Type 1 Diabetes Mellitus: The autoimmune disease
Type 1 diabetes (T1D), commonly known as juvenile diabetes due to its early onset, is a prevalent and autoimmune disease caused by the body’s inability to produce sufficient levels of insulin1. A type 1 diabetic typically has a defunct pancreas, where insulin producing ß-cells are destroyed by the body’s own immune system. As a result of a deficiency of insulin, the body is unable to absorb blood glucose in to cells for energy, resulting in high blood glucose (hyperglycemia). To balance out the high concentrations of blood glucose, water will be diffused out of cells and in to the blood to dilute these concentrations. This is often why symptoms of T1D consist of increased urination, excessive thirst, fatigue and lack of energy, among others 2.
Within T1D, there are 2 subtypes, classified by their different causes. Type 1A diabetes occurs mostly due to an autoimmune response by the body, while Type 1B occurs rather spontaneously, of no yet known cause and shows no evidence of autoimmunity to account for the occurrence3. Unfortunately even under these unfavorable causes, there is no known cure yet for the disease.
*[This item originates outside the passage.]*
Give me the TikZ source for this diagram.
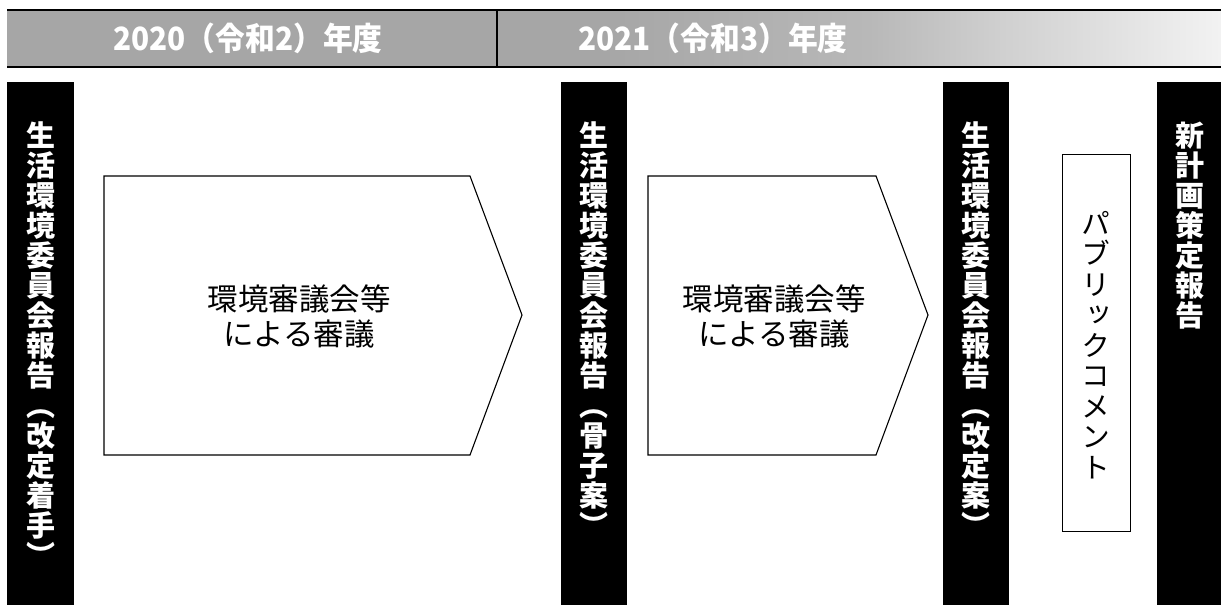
\documentclass[tikz,border=0pt]{standalone}
\usepackage{fontspec}
\setmainfont{Noto Sans CJK JP}
\newfontfamily\vjp[RawFeature=+vert]{Noto Sans CJK JP}
\definecolor{hA}{HTML}{A6A6A6}
\definecolor{hB}{HTML}{B8B8B8}
\definecolor{hC}{HTML}{D0D0D0}
\definecolor{hD}{HTML}{F2F2F2}
\pgfdeclarehorizontalshading{hdrshade}{100bp}{color(0bp)=(hA); color(25bp)=(hA); color(49.5bp)=(hA); color(60.5bp)=(hB); color(66bp)=(hC); color(75bp)=(hD); color(100bp)=(hD)}
\tikzset{
  barbox/.style={fill=black, draw=none, inner sep=0pt, anchor=north west},
  barlabel/.style={text=white, font=\vjp\bfseries\fontsize{29}{30}\selectfont, align=center, inner sep=0pt, anchor=north},
  pclabel/.style={text=black, font=\vjp\fontsize{29}{30.5}\selectfont, align=center, inner sep=0pt, anchor=north},
  arrowshape/.style={draw=black, fill=white, line width=1.1pt, line join=miter},
  arrowlabel/.style={text=black, font=\fontsize{30.5}{35}\selectfont, align=center, inner sep=0pt},
  yearlabel/.style={text=white, font=\bfseries\fontsize{32}{33}\selectfont, inner sep=0pt},
}
\begin{document}
\begin{tikzpicture}[x=1pt,y=-1pt]
\useasboundingbox (0,0) rectangle (1221,605);
\fill[white] (0,0) rectangle (1221,605);
% header band
\shade[shading=hdrshade] (7,10) rectangle (1221,67);
\draw[line width=2pt] (7,10) -- (1221,10);
\draw[line width=2pt] (7,67) -- (1221,67);
\draw[line width=1.2pt] (497,10) -- (497,67);
\node[yearlabel] (y2020) at (248,38.5) {\scalebox{0.93}[1]{2020（令和2）年度}};
\node[yearlabel] (y2021) at (713,38.5) {\scalebox{0.93}[1]{2021（令和3）年度}};
% black bars
\node[barbox, minimum width=67pt, minimum height=524pt] (b1) at (7,82) {};
\node[barbox, minimum width=66pt, minimum height=524pt] (b2) at (561,82) {};
\node[barbox, minimum width=66pt, minimum height=524pt] (b3) at (943,82) {};
\node[barbox, minimum width=65pt, minimum height=524pt] (b4) at (1157,82) {};
\node[barlabel] (t1) at (40.5,121) {生\\活\\環\\境\\委\\員\\会\\報\\告\\（\\改\\定\\着\\手\\）};
\node[barlabel] (t2) at (594,121) {生\\活\\環\\境\\委\\員\\会\\報\\告\\（\\骨\\子\\案\\）};
\node[barlabel] (t3) at (976,121) {生\\活\\環\\境\\委\\員\\会\\報\\告\\（\\改\\定\\案\\）};
\node[barlabel] (t4) at (1190,122) {新\\計\\画\\策\\定\\報\\告};
% arrows
\draw[arrowshape] (104,176) -- (470,176) -- (522,315) -- (470,455) -- (104,455) -- cycle;
\draw[arrowshape] (648,176) -- (876,176) -- (928,315) -- (876,455) -- (648,455) -- cycle;
\node[arrowlabel] (a1) at (299,316) {環境審議会等\\による審議};
\node[arrowlabel] (a2) at (774,316) {環境審議会等\\による審議};
% public comment
\node[draw=black, line width=0.9pt, fill=white, minimum width=68pt, minimum height=377pt, inner sep=0pt, anchor=north west] (pc) at (1062,154) {};
\node[pclabel] (pct) at (1096,211) {パ\\ブ\\リ\\ッ\\ク\\コ\\メ\\ン\\ト};
\end{tikzpicture}
\end{document}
Taking insulin shots can be used as a treatment, however unless a patient undergoes a pancreas transplant, they will forever be subjected to this disease4. Current research is now trying to develop strategies to understand and possibly develop a cure for T1D, which will be explored in the rest of this paper.
Before the discovery of insulin by Banting and Best, T1D was characterized as rare and fatal due to the lack of treatments available1. The growth, spread and distribution of the disease in the human population has been tracked by projects such as the DiaMond project and the EURODIAB study5. There were over 170 million people diagnosed with type 1 diabetes in 2011, and that number is steadily increasing3. The high incidence of this disease, as well as the lack of a known cure, has sparked strong beliefs that occurrences will double in our youth population by the year 20205. As a worldwide issue and a great health concern for many, there is still no clear-cut reason as to why or how this disease is triggered.
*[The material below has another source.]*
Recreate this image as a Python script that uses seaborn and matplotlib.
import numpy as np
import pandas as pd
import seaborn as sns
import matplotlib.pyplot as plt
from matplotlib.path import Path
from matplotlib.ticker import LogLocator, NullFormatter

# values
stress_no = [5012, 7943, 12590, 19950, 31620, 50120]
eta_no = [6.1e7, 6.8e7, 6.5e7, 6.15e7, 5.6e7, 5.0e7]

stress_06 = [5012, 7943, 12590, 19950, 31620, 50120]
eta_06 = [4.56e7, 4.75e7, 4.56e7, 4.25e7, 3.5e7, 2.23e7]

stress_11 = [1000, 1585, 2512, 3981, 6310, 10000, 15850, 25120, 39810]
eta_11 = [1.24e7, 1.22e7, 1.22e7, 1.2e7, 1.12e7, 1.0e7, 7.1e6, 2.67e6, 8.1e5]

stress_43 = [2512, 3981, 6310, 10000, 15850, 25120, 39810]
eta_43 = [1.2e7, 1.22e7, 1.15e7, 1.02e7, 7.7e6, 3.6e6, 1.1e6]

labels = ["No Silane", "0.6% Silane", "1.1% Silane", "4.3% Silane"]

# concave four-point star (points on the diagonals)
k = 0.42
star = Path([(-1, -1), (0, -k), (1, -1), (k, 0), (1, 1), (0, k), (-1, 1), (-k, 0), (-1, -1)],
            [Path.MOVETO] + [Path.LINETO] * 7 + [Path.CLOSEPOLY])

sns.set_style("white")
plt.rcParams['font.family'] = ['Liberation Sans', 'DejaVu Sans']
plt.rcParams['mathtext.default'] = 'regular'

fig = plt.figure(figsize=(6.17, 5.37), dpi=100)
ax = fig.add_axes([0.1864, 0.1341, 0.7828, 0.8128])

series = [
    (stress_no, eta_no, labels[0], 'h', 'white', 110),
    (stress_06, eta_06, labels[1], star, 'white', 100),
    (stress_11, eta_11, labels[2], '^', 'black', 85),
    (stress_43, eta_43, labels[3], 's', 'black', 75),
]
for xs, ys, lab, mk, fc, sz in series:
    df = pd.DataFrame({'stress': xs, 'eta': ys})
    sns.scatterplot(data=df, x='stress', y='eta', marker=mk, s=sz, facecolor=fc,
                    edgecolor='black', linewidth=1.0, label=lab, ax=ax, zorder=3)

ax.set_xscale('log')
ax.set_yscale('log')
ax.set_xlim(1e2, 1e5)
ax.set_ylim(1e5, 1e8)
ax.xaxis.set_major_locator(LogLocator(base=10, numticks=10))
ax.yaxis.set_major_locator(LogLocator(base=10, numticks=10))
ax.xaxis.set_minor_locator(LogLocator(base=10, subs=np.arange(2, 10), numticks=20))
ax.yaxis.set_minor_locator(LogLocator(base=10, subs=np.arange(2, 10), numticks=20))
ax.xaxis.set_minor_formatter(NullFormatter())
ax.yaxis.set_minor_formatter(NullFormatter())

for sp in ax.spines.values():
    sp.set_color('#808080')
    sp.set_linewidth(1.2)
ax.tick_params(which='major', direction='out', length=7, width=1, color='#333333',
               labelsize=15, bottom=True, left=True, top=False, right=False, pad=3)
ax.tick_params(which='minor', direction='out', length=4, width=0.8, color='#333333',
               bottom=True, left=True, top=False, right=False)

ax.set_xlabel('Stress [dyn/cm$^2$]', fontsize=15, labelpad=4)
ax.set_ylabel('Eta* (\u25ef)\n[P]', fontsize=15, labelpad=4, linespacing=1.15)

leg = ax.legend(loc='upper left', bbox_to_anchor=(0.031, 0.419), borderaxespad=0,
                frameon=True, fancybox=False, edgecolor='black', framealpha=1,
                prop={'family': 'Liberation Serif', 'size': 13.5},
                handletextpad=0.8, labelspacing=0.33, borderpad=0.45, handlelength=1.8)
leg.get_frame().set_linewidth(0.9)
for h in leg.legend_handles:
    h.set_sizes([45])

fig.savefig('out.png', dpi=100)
Recent epidemiological studies have found that there are multiple factors that may contribute to the occurrence of T1D, such as genetics, body size and weight, nutrition, ethnicity and location, in addition to autoimmunity5. Geography is a recently studied contribution factor, and it was found that comparatively, there is a higher incidence of T1D and an early age of onset in Europe as compared to Africa3. (Caucasians are of the highest risk-group for contracting this disease3.) Despite how little is known about the epidemiology of T1D in Africa, there are potential significant differences between susceptibility of different ethnic groups due to the finding that there is a lower prevalence of T1D diabetes in Africa, and a later age on onset, than in Europe. Perhaps the geographic location or the collective gene pool of different populations has an effect on the susceptibility of individuals developing T1D3.